According to Widdowson, she thought she was part of a talk show that challenged wokeness, to discuss Indigenous-non-Indigenous relations, when two Indigenous people walked in, “glared” at her and dumped the shoes on the table.
If you follow Indigenous people at all, you know worn shoes have become symbolic of deceased or missing women and children.
And for more context, in case you don't know, Widdowson has not been popular with Indigenous people since she wrote Disrobing the Aboriginal Industry: The Deception Behind Indigenous Cultural Preservation in 2008.
Debating the content of the book is a whole other blog post, but I think I could sum up my own opinion by saying it doesn't include all the sources I think it should, and if it did, I believe the facts would lead to a different conclusion.
More recently, Widdowson has been questioning whether or not the graves found near residential schools are really graves.
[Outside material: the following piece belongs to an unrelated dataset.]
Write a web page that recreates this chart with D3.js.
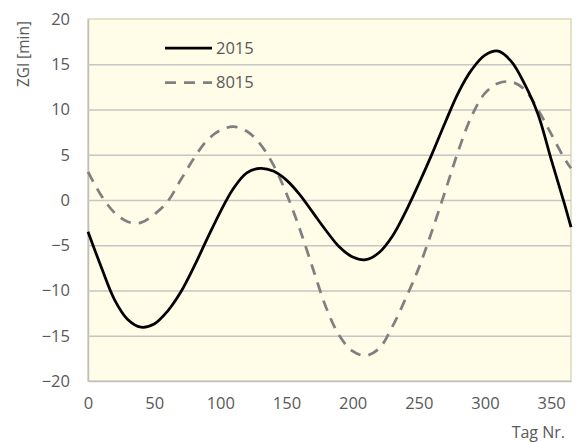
<!DOCTYPE html>
<html>
<head>
<meta charset="utf-8">
<script src="https://cdn.jsdelivr.net/npm/d3@7/dist/d3.min.js"></script>
<style>
  html, body { margin: 0; padding: 0; background: #ffffff; }
  svg { display: block; }
  text { font-family: "Open Sans", "Noto Sans", sans-serif; fill: #595959; }
</style>
</head>
<body>
<svg id="chart" width="577" height="442"></svg>
<script>
// ---- data ----
const seriesNames = ["2015", "8015"];
const days = [0, 10, 20, 30, 40, 50, 60, 70, 80, 90, 100, 110, 120, 130, 140, 150, 160, 170, 180, 190, 200, 210, 220, 230, 240, 250, 260, 270, 280, 290, 300, 310, 320, 330, 340, 350, 360, 365];
const zgl2015 = [-3.5, -7.4, -11.0, -13.2, -14.05, -13.7, -12.3, -10.2, -7.4, -4.3, -1.3, 1.3, 3.0, 3.5, 3.2, 2.2, 0.6, -1.4, -3.4, -5.2, -6.3, -6.6, -5.8, -4.0, -1.3, 1.8, 5.1, 8.6, 11.9, 14.4, 16.0, 16.45, 15.3, 12.8, 9.5, 4.5, -0.4, -3.0];
const zgl8015 = [3.1, 0.5, -1.4, -2.4, -2.5, -1.6, -0.2, 2.2, 4.6, 6.6, 7.7, 8.1, 7.6, 6.2, 3.9, 0.7, -3.2, -7.6, -11.9, -15.0, -16.7, -17.2, -16.4, -14.0, -10.9, -7.5, -3.4, 1.0, 5.5, 9.3, 11.8, 12.9, 13.05, 12.2, 10.0, 7.3, 4.6, 3.5];
const yTicks = [-20, -15, -10, -5, 0, 5, 10, 15, 20];
const xTicks = [0, 50, 100, 150, 200, 250, 300, 350];
const yTitle = "ZGl [min]";
const xTitle = "Tag Nr.";

// ---- layout ----
const svg = d3.select("#chart");
const plot = { left: 88, right: 571, top: 19, bottom: 381 };

const x = d3.scaleLinear().domain([0, 365]).range([plot.left, plot.right]);
const y = d3.scaleLinear().domain([-20, 20]).range([plot.bottom, plot.top]);

// plot background
svg.append("rect")
  .attr("x", plot.left).attr("y", plot.top)
  .attr("width", plot.right - plot.left).attr("height", plot.bottom - plot.top)
  .attr("fill", "#fffce8")
  .attr("stroke", "#ddd8bc").attr("stroke-width", 1.5);

const yAxis = d3.axisLeft(y).tickValues(yTicks).tickSize(0).tickPadding(18).tickFormat(d3.format("d"));
const gY = svg.append("g").attr("transform", `translate(${plot.left},0)`).call(yAxis);
gY.select(".domain").attr("stroke", "#bfbfbf").attr("stroke-width", 1.5);
gY.selectAll(".tick text").attr("font-size", "16.5px").attr("fill", "#595959")
  .style("font-family", '"Open Sans", sans-serif');

const grid = d3.axisLeft(y).tickValues(yTicks.filter(v => v > -20 && v < 20))
  .tickSize(-(plot.right - plot.left)).tickFormat("");
const gGrid = svg.append("g").attr("transform", `translate(${plot.left},0)`).call(grid);
gGrid.select(".domain").remove();
gGrid.selectAll(".tick line").attr("stroke", "#c6c6c6").attr("stroke-width", 1.5);

const xAxis = d3.axisBottom(x).tickValues(xTicks).tickSize(0).tickPadding(16).tickFormat(d3.format("d"));
const gX = svg.append("g").attr("transform", `translate(0,${plot.bottom})`).call(xAxis);
gX.select(".domain").attr("stroke", "#bfbfbf").attr("stroke-width", 1.5);
gX.selectAll(".tick text").attr("font-size", "16.5px").attr("fill", "#595959")
  .style("font-family", '"Open Sans", sans-serif');

// lines
const line = d3.line().x(d => x(d[0])).y(d => y(d[1])).curve(d3.curveCatmullRom.alpha(0.5));
const data2015 = days.map((d, i) => [d, zgl2015[i]]);
const data8015 = days.map((d, i) => [d, zgl8015[i]]);

svg.append("path").datum(data8015)
  .attr("d", line).attr("fill", "none")
  .attr("stroke", "#808080").attr("stroke-width", 2.75)
  .attr("stroke-dasharray", "11,8");

svg.append("path").datum(data2015)
  .attr("d", line).attr("fill", "none")
  .attr("stroke", "#000000").attr("stroke-width", 2.75);

// legend
const legend = svg.append("g");
const legendItems = [
  { name: seriesNames[0], color: "#000000", dash: null, yy: 48 },
  { name: seriesNames[1], color: "#808080", dash: "11,8", yy: 82.5 }
];
legendItems.forEach(it => {
  legend.append("line").attr("x1", 165).attr("x2", 212).attr("y1", it.yy).attr("y2", it.yy)
    .attr("stroke", it.color).attr("stroke-width", 2.75)
    .attr("stroke-dasharray", it.dash);
  legend.append("text").attr("x", 216).attr("y", it.yy).attr("dy", "0.35em")
    .attr("font-size", "16.5px").text(it.name);
});

// axis titles
svg.append("text")
  .attr("transform", "translate(29,54) rotate(-90)")
  .attr("text-anchor", "middle")
  .attr("font-size", "15.5px").text(yTitle);

svg.append("text")
  .attr("x", 565).attr("y", 438)
  .attr("text-anchor", "end")
  .attr("font-size", "16px").text(xTitle);
</script>
</body>
</html>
Last year, she, rather provocatively, decided to try to make her point at a gathering of Indigenous residential school survivors and their families in Winnipeg, on September 30, Orange Shirt Day — at an event specifically meant to remember those lost and honour the survivors.
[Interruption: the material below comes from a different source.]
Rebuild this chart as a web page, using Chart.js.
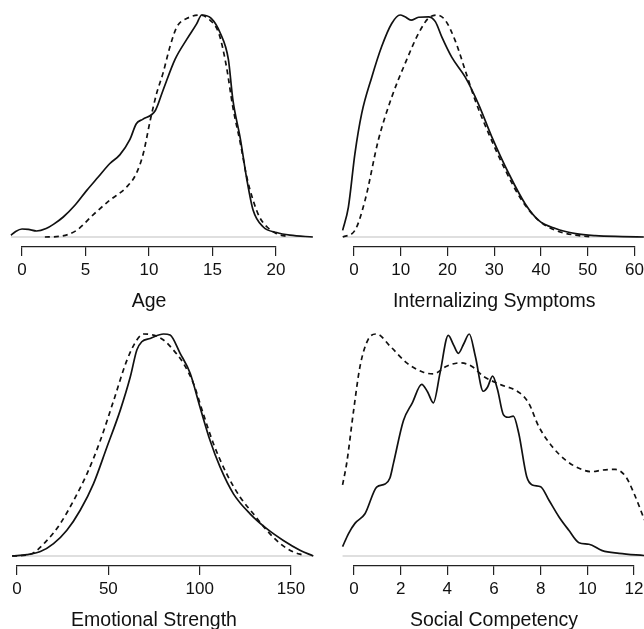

Fair to say she wasn’t being sensitive, nor was it even a remotely effective plan to make her point.
So, back to the video, Widdowson describes the production as an outfit doing a reality television show that wants to paint her, she says, “I guess as some kind of a racist or something, that they’re gonna post on social media.”
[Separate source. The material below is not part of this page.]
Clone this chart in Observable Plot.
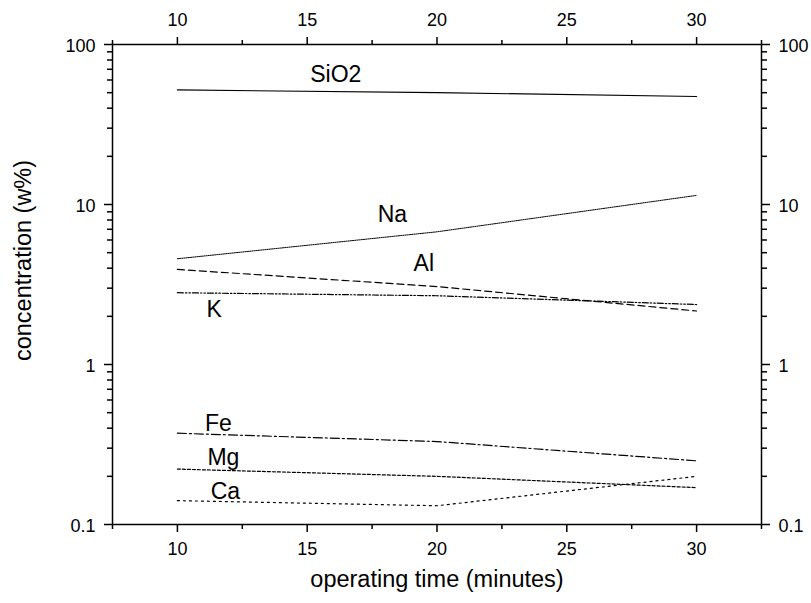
<!DOCTYPE html>
<html>
<head>
<meta charset="utf-8">
<script src="https://cdn.jsdelivr.net/npm/d3@7"></script>
<script src="https://cdn.jsdelivr.net/npm/@observablehq/plot@0.6"></script>
<style>
  body { margin: 0; background: #fff; }
  svg { display: block; }
</style>
</head>
<body>
<div id="chart"></div>
<script>
// ---- data ----
const times = [10, 20, 30];
const SiO2 = [52, 50, 47.3];
const Na = [4.58, 6.75, 11.4];
const Al = [3.93, 3.07, 2.16];
const K = [2.81, 2.69, 2.37];
const Fe = [0.372, 0.33, 0.25];
const Mg = [0.222, 0.2, 0.17];
const Ca = [0.141, 0.131, 0.2];

const seriesNames = ["SiO2", "Na", "Al", "K", "Fe", "Mg", "Ca"];
const seriesValues = [SiO2, Na, Al, K, Fe, Mg, Ca];

// label anchor points (data coordinates)
const labelX = [16.1, 18.28, 19.49, 11.42, 11.58, 11.77, 11.85];
const labelY = [64.9, 8.63, 4.26, 2.2, 0.43, 0.2635, 0.1615];

const xMajorTicks = [10, 15, 20, 25, 30];
const xMinorTicks = [7.5, 12.5, 17.5, 22.5, 27.5, 32.5];
const yMajorTicks = [0.1, 1, 10, 100];
const yMinorTicks = [0.2, 0.3, 0.4, 0.5, 0.6, 0.7, 0.8, 0.9,
                     2, 3, 4, 5, 6, 7, 8, 9,
                     20, 30, 40, 50, 60, 70, 80, 90];
const xTitle = "operating time (minutes)";
const yTitle = "concentration (w%)";

// ---- styles ----
const dashes = {
  SiO2: null,
  Na: "1.2,1",
  Al: "7,4",
  K: "6,2,1.5,2,1.5,2",
  Fe: "9,3,2,3",
  Mg: "3,2",
  Ca: "2,4"
};

const rows = seriesNames.flatMap((name, i) =>
  times.map((t, j) => ({ name, t, v: seriesValues[i][j] }))
);

const lineMarks = seriesNames.map(name =>
  Plot.line(rows.filter(r => r.name === name), {
    x: "t", y: "v", stroke: "black", strokeWidth: name === "Na" ? 1 : 1.2,
    ...(dashes[name] ? { strokeDasharray: dashes[name] } : {})
  })
);

const tickFont = 18;
const fmt = d => String(d);
const blank = () => "";

const chart = Plot.plot({
  width: 811,
  height: 603,
  marginLeft: 112,
  marginRight: 50,
  marginTop: 44,
  marginBottom: 79,
  style: { fontFamily: "'Liberation Sans', Arial, sans-serif", fontSize: "18px", color: "black", background: "white" },
  x: { domain: [7.5, 32.5] },
  y: { type: "log", domain: [0.1, 100] },
  marks: [
    ...lineMarks,
    Plot.text(seriesNames, {
      x: (d, i) => labelX[i], y: (d, i) => labelY[i], text: d => d,
      fontSize: 23, fill: "black"
    }),
    // bottom axis
    Plot.axisX({ anchor: "bottom", ticks: xMajorTicks, tickSize: 8, tickPadding: 10, tickFormat: fmt, fontSize: tickFont, label: null, strokeWidth: 1.5 }),
    Plot.axisX({ anchor: "bottom", ticks: xMinorTicks, tickSize: 5, tickFormat: blank, label: null, strokeWidth: 1.5 }),
    // top axis
    Plot.axisX({ anchor: "top", ticks: xMajorTicks, tickSize: 8, tickPadding: 11, tickFormat: fmt, fontSize: tickFont, label: null, strokeWidth: 1.5 }),
    Plot.axisX({ anchor: "top", ticks: xMinorTicks, tickSize: 5, tickFormat: blank, label: null, strokeWidth: 1.5 }),
    // left axis
    Plot.axisY({ anchor: "left", ticks: yMajorTicks, tickSize: 8, tickFormat: blank, label: null, strokeWidth: 1.5 }),
    Plot.axisY({ anchor: "left", ticks: yMinorTicks, tickSize: 5, tickFormat: blank, label: null, strokeWidth: 1.5 }),
    Plot.axisY({ anchor: "left", ticks: yMajorTicks, tickSize: 0, tickPadding: 17, dy: 2, tickFormat: fmt, fontSize: tickFont, label: null }),
    // right axis
    Plot.axisY({ anchor: "right", ticks: yMajorTicks, tickSize: 8, tickFormat: blank, label: null, strokeWidth: 1.5 }),
    Plot.axisY({ anchor: "right", ticks: yMinorTicks, tickSize: 5, tickFormat: blank, label: null, strokeWidth: 1.5 }),
    Plot.axisY({ anchor: "right", ticks: yMajorTicks, tickSize: 0, tickPadding: 17, dy: 2, tickFormat: fmt, fontSize: tickFont, label: null }),
    // axis titles
    Plot.text([xTitle], { frameAnchor: "bottom", textAnchor: "middle", dy: 62, fontSize: 23.5, fill: "black" }),
    Plot.text([yTitle], { frameAnchor: "left", textAnchor: "middle", dx: -89.5, dy: -24, rotate: -90, fontSize: 23.5, fill: "black" }),
    Plot.frame({ stroke: "black", strokeWidth: 1.5 })
  ]
});

document.getElementById("chart").appendChild(chart);
</script>
</body>
</html>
Then she points her phone at the host and starts questioning him.
He says his name is “Mike Smith,” he is from Missouri, and he works for the two Indigenous people who dumped the shoes.
“You’ve got it exactly right,” he tells her. “You’ve defined it precisely. Well, I wouldn’t say exactly right. This is a social experiment. And it’s on video, and I’m on YouTube,” he says, noting Widdowson's live stream, “So we’re on video together.”
When Widdowson asks if she is “a target,” he insists she is not. He repeats that she is participating in a “social experiment.”
When she asks what the social experiment is, he tells her, “You just experienced it.”
That is about as much clarity as she gets.
Widdowson keeps talking, partly to him, partly to the phone camera.
She says she thought the show she was invited to, called Wake Up, was supposed to be a “woke exposé.” She says she wishes she had done more research before falling for the setup.
“I’m an honest academic who is trying to understand Aboriginal and non-Aboriginal relations,” she says. But then she adds that it doesn't really matter if it was a setup, since she spoke honestly about her views.
“I thought it was a pretty good interview, actually,” she says, and laughs.
“Yeah, I agree,” the host says. “I think you did get to say a lot of things that you’ve been saying.”
“I’m happy for you to publish it widely and whatever,” she says. “But I don’t understand what the context is. Like, what is the program? Where is it gonna be released?”
The host does not give a clear answer. He tells her they can continue the conversation later, and says he is happy to call and talk to her.
Widdowson muses that she thought she was going to be an “honoured guest.” Then she adds, “I guess I sort of was.. It’s just a different context.”
Widdowson continues filming for a few more minutes, panning the studio and pointing out the large crew and expensive set, and the host walks her to her car.
Widdowson did not say how, but she later posted that she discovered the host is actually Igor Vamos.
The ‘host’ in the video does bear a striking resemblance to Vamos, an associate professor of media arts at Rensselaer Polytechnic Institute, who is also one of the key members The Yes Men, performance activists who use parody and stunts to draw attention to social and political issues in videos.
Lindsay Shepherd: “..a setup in order to demonize Sir John A and smear me”
Today, Lindsay Shepherd, the Director of Communications and Engagement at the Frontier Centre for Public Policy, a right-wing think tank, posted on X that she had been punked too.
.
“I found out recently that I was deceived by social activists in an elaborate scheme dating back to January. A production group with what I now know has a fake name and fake identities gave me a friendly interview about my book A Day with Sir John A, and about Sir John A Macdonald, back in Feb.,” she wrote.
”They connected me with a fake company called Heritage Figures Canada with a fake website and "hired" me to perform consulting work for them. We had what I now know were fake meetings, fake documents, fake commercial shoot, fake prototype of a Sir John A collectible. Then, in a second filmed interview last week, they turned on me, and it was revealed to have all been a setup in order to demonize Sir John A and smear me.”
Sheppard also posted that she had traced the production to CBC and APTN, posting a screenshot of what she says is an email from CBC’s Director of PR, Katherine Wolfgang.
The mail indicated the production was in the early stages and was not being made in-house, but was being created by independent producers. Most TV entertainment is contracted out.
UPDATE: It seems the production is a project called COUNTING COUP by Northland tales. The phrase Counting Coup is an old one I haven’t heard in a while. It refers to warriors demonstrating bravery in battle by risking their lives to get close enough to a live enemy to touch them, and live to tell about it.
I don’t know about CBC, but APTN has done a social-experiment reality show before. Called First Contact, it was based on a similar Australian series and took six white participants who held stereotypes about Indigenous people — lazy, alcoholic, hopeless welfare cheats — into real Indigenous communities.
When it was first being filmed, I remember thinking: Well, this could go badly.
It didn’t. Or at least, not in the way I feared. I have since used clips from it while teaching reconciliation.
So, now, it seems I have been induced into writing a damn promo- and for a show I haven’t seen, and I don’t know if I will like, but it is likely I will watch, if it makes it to air.
For now, it sounds like the jig is up. I don't think they will catch anyone else unsuspecting. And it seems the public part of ‘this social experiment’ has already begun on X.






Curious to know what the CBC really knows about the format and subject matter. Not being familiar with how the CBC thinks, it seems a risky gambit for a bunch of bureaucrats.